» DIRECTIONS FOR THIS TASK:
Pictures stay out of this copy, which runs from the first line of the material through the line containing "import plotly.graph_objects as go".

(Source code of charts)
---+---
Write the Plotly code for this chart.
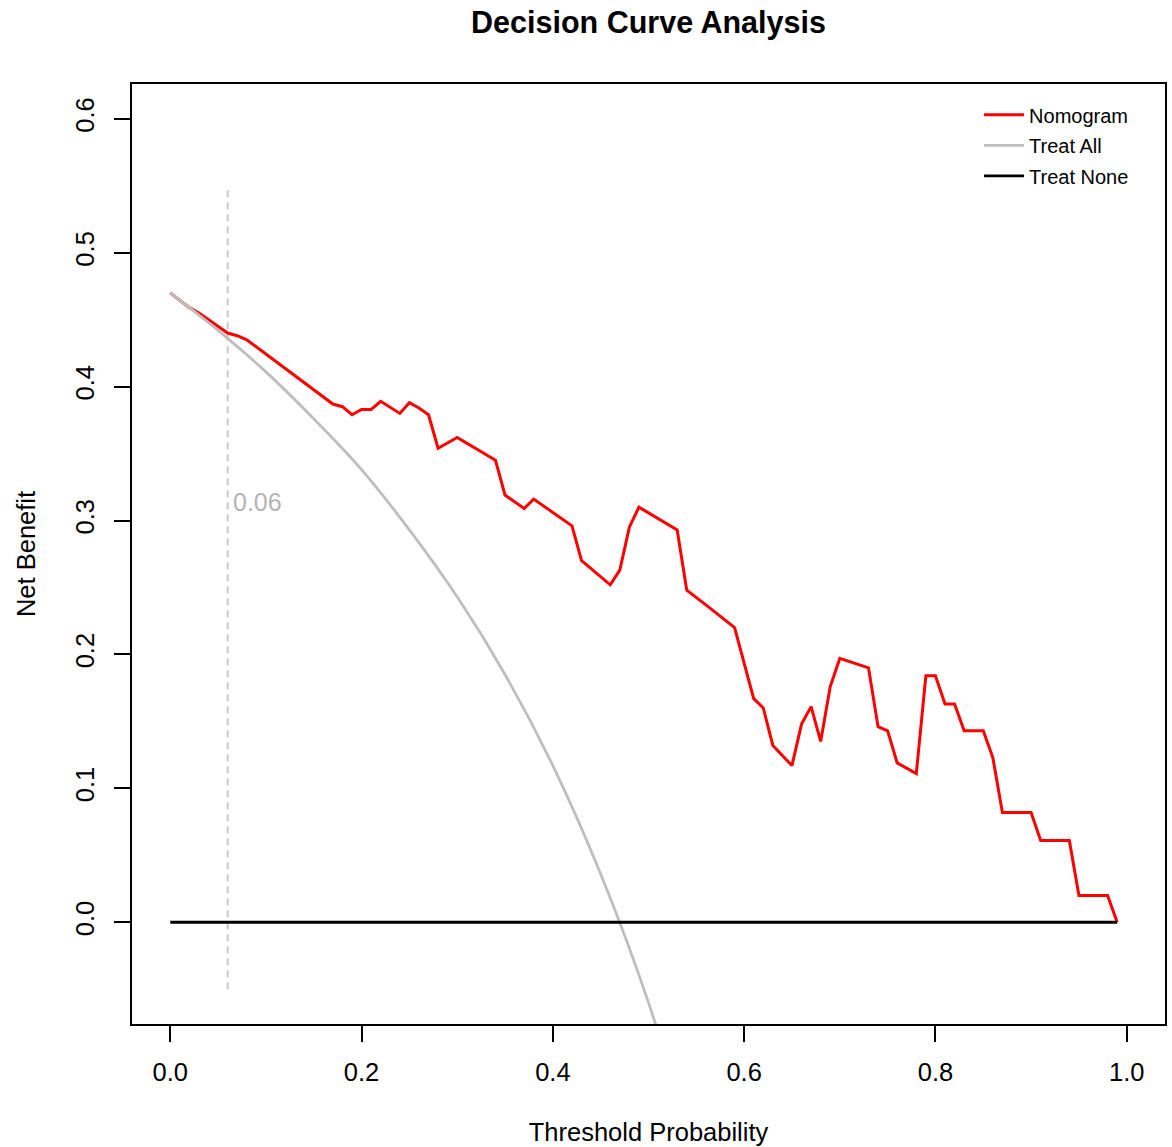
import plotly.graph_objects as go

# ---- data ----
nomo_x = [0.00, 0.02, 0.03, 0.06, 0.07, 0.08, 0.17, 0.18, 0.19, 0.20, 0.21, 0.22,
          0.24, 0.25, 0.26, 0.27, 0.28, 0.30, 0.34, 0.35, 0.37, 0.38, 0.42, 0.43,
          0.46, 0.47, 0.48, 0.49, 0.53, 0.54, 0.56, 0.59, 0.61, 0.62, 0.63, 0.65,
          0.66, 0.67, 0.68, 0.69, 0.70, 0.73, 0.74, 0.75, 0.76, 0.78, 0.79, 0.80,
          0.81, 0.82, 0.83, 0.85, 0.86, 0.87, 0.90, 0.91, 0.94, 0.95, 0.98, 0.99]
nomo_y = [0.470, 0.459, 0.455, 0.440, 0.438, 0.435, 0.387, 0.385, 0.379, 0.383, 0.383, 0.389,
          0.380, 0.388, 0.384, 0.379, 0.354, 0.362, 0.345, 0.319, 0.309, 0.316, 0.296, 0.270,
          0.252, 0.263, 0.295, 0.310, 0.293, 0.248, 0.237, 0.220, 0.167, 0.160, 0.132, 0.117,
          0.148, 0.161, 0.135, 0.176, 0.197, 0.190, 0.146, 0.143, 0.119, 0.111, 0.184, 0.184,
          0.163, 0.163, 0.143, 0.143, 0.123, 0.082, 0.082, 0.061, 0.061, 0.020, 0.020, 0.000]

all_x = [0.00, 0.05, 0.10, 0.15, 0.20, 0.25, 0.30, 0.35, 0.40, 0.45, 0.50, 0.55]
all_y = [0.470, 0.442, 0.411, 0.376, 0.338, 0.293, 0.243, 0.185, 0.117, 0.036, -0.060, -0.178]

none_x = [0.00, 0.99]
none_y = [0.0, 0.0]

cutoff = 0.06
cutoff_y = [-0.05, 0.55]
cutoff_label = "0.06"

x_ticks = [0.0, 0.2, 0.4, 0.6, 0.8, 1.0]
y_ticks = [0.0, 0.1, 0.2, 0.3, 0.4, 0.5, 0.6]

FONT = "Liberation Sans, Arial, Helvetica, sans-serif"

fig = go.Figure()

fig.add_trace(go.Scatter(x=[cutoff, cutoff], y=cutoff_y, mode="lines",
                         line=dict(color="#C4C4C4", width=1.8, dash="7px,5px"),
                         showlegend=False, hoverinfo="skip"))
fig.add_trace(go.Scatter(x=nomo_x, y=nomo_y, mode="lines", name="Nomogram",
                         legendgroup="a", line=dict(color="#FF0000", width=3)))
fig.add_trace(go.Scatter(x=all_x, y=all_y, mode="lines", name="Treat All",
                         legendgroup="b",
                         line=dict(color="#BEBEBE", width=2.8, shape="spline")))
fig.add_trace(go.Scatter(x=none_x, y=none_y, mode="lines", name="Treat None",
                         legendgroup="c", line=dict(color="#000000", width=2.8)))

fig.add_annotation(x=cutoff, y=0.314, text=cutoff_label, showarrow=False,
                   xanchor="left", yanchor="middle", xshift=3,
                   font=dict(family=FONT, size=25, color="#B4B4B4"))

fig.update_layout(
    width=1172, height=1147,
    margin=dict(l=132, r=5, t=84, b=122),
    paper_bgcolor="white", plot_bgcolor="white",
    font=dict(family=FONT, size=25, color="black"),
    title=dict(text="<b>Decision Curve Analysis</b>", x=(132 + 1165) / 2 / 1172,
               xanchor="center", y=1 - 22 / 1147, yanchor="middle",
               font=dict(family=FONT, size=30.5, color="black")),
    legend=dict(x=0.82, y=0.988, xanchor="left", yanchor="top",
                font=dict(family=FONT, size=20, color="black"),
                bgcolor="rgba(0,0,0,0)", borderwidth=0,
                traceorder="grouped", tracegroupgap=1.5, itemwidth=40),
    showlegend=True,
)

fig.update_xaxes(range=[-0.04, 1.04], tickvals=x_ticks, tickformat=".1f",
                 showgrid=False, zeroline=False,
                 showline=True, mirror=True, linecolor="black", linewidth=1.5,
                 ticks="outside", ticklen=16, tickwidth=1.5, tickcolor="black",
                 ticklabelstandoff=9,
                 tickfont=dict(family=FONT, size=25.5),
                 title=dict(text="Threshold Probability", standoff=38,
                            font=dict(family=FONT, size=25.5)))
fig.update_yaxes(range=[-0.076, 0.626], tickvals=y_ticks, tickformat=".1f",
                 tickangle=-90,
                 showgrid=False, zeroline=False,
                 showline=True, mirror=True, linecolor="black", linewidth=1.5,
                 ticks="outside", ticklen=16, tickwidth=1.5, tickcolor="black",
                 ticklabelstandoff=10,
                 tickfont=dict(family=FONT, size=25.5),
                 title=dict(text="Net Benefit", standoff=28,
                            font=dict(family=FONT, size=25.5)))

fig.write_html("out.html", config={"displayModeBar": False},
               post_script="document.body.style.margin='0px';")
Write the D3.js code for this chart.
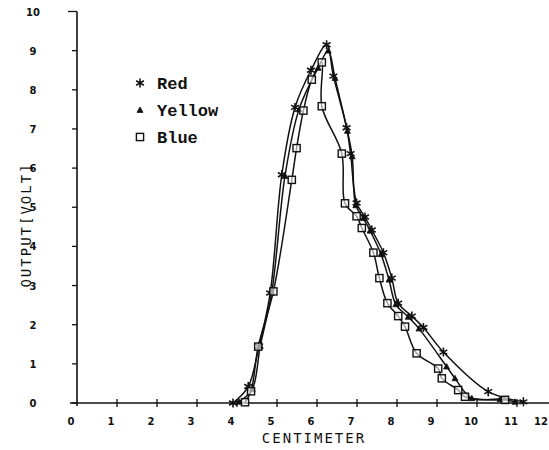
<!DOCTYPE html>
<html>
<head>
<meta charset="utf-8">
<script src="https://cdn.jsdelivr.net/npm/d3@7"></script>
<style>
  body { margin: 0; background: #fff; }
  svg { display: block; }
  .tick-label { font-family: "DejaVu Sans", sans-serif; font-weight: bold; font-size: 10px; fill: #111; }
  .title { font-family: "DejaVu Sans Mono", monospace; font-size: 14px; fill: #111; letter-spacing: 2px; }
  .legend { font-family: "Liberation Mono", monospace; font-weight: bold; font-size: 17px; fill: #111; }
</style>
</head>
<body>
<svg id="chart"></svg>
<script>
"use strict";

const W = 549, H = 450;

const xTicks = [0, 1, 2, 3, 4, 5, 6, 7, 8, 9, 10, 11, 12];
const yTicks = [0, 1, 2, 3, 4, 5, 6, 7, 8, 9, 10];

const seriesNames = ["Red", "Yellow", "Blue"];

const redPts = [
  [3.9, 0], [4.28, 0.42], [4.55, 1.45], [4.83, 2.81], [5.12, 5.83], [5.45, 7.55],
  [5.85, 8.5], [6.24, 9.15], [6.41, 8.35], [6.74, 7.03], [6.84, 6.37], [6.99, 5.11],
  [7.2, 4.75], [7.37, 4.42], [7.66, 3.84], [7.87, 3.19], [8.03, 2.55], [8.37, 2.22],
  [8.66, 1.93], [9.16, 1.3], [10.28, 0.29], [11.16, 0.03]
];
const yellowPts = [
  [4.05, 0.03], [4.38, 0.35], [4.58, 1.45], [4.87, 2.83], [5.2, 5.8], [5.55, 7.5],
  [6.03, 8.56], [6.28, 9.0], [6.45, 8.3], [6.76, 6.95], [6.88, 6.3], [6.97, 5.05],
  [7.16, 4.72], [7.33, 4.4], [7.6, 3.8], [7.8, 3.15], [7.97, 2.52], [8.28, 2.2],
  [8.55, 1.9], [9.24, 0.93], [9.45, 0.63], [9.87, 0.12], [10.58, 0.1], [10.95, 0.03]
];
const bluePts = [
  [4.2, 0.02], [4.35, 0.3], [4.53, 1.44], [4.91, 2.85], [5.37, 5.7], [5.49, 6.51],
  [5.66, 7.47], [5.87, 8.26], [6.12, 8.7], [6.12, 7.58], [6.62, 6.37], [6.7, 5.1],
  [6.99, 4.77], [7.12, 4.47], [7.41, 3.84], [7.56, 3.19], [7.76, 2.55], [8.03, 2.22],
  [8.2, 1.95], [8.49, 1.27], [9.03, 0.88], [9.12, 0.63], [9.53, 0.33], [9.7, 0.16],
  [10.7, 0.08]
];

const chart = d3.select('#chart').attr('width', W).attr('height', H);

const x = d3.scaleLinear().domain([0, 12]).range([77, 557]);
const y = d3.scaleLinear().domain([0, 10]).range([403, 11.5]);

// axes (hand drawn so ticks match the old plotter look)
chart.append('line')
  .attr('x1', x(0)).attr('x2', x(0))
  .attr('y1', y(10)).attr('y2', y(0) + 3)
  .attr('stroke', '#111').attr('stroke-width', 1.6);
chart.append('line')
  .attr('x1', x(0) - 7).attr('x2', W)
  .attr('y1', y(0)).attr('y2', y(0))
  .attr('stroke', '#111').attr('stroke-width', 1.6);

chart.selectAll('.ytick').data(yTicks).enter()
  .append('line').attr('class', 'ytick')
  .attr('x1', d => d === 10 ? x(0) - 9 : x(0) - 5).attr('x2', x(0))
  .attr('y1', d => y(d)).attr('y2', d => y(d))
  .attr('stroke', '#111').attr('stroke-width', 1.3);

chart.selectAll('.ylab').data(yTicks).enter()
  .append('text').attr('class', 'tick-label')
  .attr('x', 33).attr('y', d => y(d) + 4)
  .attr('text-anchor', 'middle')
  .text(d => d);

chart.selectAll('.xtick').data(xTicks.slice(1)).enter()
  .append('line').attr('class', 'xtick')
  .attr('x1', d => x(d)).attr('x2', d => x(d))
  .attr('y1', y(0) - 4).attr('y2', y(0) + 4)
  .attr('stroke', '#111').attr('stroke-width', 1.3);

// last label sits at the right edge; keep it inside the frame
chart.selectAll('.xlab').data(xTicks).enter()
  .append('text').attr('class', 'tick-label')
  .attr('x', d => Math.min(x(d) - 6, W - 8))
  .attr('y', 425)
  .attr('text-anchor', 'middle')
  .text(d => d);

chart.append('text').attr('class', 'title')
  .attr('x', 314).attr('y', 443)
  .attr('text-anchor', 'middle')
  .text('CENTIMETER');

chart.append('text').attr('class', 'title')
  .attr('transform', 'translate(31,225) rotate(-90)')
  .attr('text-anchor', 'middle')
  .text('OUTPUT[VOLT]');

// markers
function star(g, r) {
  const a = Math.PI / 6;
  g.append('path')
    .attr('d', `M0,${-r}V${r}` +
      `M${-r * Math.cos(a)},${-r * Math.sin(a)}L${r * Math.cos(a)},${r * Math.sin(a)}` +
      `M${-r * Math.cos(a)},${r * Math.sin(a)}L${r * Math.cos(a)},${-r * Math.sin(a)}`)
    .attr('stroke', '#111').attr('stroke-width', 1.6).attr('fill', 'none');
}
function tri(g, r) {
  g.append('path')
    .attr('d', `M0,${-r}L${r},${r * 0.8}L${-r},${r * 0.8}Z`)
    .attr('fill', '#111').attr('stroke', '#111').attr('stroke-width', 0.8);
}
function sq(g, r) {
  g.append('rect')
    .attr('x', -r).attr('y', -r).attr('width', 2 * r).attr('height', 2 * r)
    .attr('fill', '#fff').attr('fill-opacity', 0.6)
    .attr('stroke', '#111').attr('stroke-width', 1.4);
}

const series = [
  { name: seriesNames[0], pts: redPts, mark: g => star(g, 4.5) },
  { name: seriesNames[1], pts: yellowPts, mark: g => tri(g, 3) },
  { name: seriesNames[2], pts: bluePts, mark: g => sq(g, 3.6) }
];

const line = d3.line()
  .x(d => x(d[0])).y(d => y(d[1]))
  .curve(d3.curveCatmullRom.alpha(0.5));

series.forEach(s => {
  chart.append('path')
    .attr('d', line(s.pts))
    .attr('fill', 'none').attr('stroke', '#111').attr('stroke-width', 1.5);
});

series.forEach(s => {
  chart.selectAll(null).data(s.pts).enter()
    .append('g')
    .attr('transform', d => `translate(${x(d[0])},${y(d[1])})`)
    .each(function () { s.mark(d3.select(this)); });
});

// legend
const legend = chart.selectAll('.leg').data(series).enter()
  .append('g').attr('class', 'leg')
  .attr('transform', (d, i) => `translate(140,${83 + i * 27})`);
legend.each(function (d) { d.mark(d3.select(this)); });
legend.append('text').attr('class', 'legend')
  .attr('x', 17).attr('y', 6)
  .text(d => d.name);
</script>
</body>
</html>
---+---
» EXPECTED ANSWER:
Write the Plotly code for this chart.
import plotly.graph_objects as go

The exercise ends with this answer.